### The data
*****

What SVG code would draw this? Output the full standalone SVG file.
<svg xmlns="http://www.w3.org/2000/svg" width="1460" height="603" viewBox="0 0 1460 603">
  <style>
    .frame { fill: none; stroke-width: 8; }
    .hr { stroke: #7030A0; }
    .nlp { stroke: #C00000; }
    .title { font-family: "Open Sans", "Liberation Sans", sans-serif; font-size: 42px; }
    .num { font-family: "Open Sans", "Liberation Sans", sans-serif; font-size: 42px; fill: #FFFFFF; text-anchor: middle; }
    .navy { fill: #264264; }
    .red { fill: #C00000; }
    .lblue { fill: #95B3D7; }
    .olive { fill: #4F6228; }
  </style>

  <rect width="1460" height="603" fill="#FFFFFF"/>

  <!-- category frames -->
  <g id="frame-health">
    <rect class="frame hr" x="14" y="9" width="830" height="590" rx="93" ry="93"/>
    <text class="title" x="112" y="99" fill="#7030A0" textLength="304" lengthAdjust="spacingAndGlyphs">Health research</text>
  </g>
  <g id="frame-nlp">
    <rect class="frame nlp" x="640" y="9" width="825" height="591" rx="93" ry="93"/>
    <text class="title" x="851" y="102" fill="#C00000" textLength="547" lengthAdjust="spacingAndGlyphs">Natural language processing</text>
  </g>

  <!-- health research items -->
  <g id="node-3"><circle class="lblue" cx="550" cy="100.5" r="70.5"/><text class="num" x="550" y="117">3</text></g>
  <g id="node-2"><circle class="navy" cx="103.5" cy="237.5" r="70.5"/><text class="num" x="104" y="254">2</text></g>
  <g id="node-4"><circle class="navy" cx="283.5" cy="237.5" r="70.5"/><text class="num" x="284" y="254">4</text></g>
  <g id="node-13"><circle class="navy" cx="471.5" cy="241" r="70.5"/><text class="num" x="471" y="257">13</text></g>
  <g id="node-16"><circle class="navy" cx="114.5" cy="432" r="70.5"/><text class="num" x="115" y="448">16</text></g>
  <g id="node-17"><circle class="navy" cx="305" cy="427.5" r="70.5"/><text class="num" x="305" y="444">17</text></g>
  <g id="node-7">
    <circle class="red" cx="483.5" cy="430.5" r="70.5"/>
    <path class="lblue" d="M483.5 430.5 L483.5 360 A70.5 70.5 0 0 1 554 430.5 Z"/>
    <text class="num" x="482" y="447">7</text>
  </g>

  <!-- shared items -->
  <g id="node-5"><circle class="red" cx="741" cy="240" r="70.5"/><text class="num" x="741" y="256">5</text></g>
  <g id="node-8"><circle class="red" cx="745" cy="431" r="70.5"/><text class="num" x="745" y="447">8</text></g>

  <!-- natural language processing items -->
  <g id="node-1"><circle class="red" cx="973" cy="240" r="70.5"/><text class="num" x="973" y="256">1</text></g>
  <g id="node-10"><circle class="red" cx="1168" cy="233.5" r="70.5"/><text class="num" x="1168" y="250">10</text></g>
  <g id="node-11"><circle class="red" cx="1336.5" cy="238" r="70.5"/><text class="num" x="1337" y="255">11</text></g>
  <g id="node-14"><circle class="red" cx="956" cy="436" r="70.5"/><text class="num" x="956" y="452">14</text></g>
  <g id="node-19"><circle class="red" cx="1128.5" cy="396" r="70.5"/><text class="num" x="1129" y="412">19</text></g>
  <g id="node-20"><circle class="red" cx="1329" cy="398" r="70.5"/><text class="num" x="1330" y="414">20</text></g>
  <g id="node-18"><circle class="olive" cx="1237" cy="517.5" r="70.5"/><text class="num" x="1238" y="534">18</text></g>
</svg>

*****

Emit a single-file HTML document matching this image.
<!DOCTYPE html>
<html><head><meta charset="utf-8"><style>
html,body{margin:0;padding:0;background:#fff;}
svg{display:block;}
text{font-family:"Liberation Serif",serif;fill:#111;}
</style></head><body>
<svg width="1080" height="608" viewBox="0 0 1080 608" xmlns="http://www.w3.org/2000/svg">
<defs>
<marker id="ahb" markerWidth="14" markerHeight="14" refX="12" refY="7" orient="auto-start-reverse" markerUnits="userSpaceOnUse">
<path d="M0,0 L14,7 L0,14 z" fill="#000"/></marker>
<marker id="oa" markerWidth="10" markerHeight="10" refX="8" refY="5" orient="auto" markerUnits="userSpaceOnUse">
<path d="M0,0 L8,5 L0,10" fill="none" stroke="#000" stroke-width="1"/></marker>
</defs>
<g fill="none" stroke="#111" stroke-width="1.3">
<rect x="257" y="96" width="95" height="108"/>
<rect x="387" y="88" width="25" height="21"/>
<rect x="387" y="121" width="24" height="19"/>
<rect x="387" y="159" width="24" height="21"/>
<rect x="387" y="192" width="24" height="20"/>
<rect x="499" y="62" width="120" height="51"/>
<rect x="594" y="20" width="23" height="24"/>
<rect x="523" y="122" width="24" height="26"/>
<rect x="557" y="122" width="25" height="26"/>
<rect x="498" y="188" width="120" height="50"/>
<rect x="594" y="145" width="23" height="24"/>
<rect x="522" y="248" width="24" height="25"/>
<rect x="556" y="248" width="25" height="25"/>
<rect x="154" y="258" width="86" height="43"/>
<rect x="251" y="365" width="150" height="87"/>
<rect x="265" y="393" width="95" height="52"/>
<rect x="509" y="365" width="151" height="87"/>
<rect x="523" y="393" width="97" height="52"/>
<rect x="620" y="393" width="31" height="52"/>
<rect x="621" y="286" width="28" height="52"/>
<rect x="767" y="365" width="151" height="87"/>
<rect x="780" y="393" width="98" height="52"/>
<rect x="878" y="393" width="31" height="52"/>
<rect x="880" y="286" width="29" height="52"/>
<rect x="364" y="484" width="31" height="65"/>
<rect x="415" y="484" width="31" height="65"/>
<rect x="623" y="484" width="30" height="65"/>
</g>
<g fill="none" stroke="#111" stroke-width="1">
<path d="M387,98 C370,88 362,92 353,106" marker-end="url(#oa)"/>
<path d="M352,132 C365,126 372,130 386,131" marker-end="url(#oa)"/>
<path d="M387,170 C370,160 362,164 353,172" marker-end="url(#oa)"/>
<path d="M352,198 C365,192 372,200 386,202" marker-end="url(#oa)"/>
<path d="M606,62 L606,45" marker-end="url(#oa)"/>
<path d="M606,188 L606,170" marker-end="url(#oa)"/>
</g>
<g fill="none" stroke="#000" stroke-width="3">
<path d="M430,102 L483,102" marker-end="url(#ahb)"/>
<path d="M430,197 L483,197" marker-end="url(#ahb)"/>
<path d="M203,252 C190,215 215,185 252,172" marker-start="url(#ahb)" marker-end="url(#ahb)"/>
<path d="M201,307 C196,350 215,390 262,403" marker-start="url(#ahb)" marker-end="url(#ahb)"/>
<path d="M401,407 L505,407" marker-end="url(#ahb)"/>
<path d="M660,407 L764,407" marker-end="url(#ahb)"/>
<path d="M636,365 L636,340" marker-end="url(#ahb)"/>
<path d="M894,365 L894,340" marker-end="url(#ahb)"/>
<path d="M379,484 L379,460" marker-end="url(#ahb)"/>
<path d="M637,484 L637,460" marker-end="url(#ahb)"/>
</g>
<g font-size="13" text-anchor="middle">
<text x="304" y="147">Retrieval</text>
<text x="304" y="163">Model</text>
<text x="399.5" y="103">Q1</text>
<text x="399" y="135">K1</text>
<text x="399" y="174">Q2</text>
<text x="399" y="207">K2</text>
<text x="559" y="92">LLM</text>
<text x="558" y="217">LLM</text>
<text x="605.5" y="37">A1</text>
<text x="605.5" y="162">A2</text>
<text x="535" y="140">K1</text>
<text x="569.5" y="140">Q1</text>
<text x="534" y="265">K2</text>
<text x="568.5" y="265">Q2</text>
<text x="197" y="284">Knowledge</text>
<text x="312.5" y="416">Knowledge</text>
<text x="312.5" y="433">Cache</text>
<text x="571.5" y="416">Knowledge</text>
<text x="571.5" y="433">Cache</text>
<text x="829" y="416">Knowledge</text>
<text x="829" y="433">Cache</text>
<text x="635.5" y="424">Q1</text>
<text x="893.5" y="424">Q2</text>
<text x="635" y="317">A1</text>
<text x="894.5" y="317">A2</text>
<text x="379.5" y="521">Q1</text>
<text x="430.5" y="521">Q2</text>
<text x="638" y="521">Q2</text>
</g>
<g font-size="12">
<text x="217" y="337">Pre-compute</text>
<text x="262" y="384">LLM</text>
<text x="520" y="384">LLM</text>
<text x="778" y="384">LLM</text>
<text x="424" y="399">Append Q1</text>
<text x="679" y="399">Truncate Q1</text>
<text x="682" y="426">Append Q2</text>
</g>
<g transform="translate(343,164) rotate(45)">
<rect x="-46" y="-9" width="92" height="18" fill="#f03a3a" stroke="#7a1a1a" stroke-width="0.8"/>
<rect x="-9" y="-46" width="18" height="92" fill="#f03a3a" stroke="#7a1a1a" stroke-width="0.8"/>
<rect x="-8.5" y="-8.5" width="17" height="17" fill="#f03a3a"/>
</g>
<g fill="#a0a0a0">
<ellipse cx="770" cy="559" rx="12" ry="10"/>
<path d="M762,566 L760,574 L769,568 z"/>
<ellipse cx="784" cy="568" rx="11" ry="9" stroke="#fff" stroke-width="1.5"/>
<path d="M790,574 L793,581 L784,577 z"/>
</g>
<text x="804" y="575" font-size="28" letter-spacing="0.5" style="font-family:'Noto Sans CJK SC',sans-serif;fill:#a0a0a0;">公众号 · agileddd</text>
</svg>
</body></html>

*****

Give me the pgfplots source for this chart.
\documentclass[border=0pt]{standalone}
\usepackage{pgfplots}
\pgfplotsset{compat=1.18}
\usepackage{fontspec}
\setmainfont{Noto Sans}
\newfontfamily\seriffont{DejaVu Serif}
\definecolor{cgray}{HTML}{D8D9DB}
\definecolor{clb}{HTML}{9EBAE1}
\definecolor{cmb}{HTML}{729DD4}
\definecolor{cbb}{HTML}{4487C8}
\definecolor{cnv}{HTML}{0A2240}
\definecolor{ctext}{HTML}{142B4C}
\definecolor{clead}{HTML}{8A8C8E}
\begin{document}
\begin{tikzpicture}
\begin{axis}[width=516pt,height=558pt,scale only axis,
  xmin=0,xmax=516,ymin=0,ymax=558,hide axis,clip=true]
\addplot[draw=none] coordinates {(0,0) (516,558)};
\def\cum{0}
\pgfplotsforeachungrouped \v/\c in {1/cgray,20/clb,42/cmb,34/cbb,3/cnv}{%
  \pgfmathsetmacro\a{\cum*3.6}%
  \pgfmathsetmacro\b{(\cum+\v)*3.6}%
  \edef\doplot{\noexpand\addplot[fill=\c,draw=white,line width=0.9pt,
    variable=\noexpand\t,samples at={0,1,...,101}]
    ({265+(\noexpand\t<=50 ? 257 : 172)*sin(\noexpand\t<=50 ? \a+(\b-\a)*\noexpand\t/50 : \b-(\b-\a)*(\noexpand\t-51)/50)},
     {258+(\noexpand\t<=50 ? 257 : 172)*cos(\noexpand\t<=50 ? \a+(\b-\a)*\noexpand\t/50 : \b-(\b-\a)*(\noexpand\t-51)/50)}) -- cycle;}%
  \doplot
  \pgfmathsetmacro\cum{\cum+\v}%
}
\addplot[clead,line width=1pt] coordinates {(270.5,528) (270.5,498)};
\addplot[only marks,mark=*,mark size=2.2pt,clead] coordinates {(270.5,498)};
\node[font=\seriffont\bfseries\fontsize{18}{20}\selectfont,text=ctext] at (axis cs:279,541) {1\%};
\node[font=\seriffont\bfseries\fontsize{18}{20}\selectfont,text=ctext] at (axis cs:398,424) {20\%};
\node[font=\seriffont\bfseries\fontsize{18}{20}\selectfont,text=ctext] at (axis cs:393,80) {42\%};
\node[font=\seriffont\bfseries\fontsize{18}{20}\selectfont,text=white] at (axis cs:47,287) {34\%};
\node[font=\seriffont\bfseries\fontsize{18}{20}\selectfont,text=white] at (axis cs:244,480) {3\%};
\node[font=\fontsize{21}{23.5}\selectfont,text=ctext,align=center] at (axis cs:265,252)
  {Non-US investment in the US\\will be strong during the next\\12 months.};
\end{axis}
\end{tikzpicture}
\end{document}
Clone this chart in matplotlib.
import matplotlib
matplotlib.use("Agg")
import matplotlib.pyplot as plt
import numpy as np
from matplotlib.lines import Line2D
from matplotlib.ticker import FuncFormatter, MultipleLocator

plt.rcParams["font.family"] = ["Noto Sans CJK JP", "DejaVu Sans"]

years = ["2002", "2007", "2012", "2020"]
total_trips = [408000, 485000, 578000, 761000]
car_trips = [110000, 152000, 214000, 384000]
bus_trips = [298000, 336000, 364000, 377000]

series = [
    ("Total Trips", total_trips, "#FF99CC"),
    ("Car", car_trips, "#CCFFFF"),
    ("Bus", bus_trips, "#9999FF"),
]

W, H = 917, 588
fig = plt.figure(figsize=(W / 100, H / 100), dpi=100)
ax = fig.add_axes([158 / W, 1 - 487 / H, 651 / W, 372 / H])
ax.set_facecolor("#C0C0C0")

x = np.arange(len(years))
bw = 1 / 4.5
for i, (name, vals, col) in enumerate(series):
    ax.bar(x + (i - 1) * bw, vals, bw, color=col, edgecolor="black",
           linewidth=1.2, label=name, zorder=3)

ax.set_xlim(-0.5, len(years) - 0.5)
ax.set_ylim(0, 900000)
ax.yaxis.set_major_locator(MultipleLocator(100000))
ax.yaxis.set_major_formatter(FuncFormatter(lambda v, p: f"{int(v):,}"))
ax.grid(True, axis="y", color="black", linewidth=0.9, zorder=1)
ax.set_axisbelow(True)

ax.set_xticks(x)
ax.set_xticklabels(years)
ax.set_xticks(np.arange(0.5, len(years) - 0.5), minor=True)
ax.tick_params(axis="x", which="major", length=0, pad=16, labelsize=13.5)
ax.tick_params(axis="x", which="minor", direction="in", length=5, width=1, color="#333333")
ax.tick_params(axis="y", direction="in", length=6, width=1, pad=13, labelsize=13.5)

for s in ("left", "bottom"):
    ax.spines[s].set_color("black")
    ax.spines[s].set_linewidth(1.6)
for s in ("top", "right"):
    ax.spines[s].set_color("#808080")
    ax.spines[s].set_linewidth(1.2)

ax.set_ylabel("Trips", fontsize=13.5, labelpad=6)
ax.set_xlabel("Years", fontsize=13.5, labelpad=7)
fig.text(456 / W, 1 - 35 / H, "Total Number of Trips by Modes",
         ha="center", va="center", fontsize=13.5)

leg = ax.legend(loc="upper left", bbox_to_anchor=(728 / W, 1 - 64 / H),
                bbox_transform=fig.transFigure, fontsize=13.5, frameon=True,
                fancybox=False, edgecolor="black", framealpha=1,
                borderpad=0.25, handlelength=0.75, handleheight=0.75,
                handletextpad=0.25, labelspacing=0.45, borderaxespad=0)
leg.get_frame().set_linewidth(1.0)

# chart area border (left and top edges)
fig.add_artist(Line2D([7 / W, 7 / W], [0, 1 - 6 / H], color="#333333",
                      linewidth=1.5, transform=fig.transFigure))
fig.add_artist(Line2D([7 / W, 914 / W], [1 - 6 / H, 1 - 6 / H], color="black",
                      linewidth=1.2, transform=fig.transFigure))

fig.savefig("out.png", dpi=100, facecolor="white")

*****

From the records above, report the count of lines containing "this" and nothing more.

4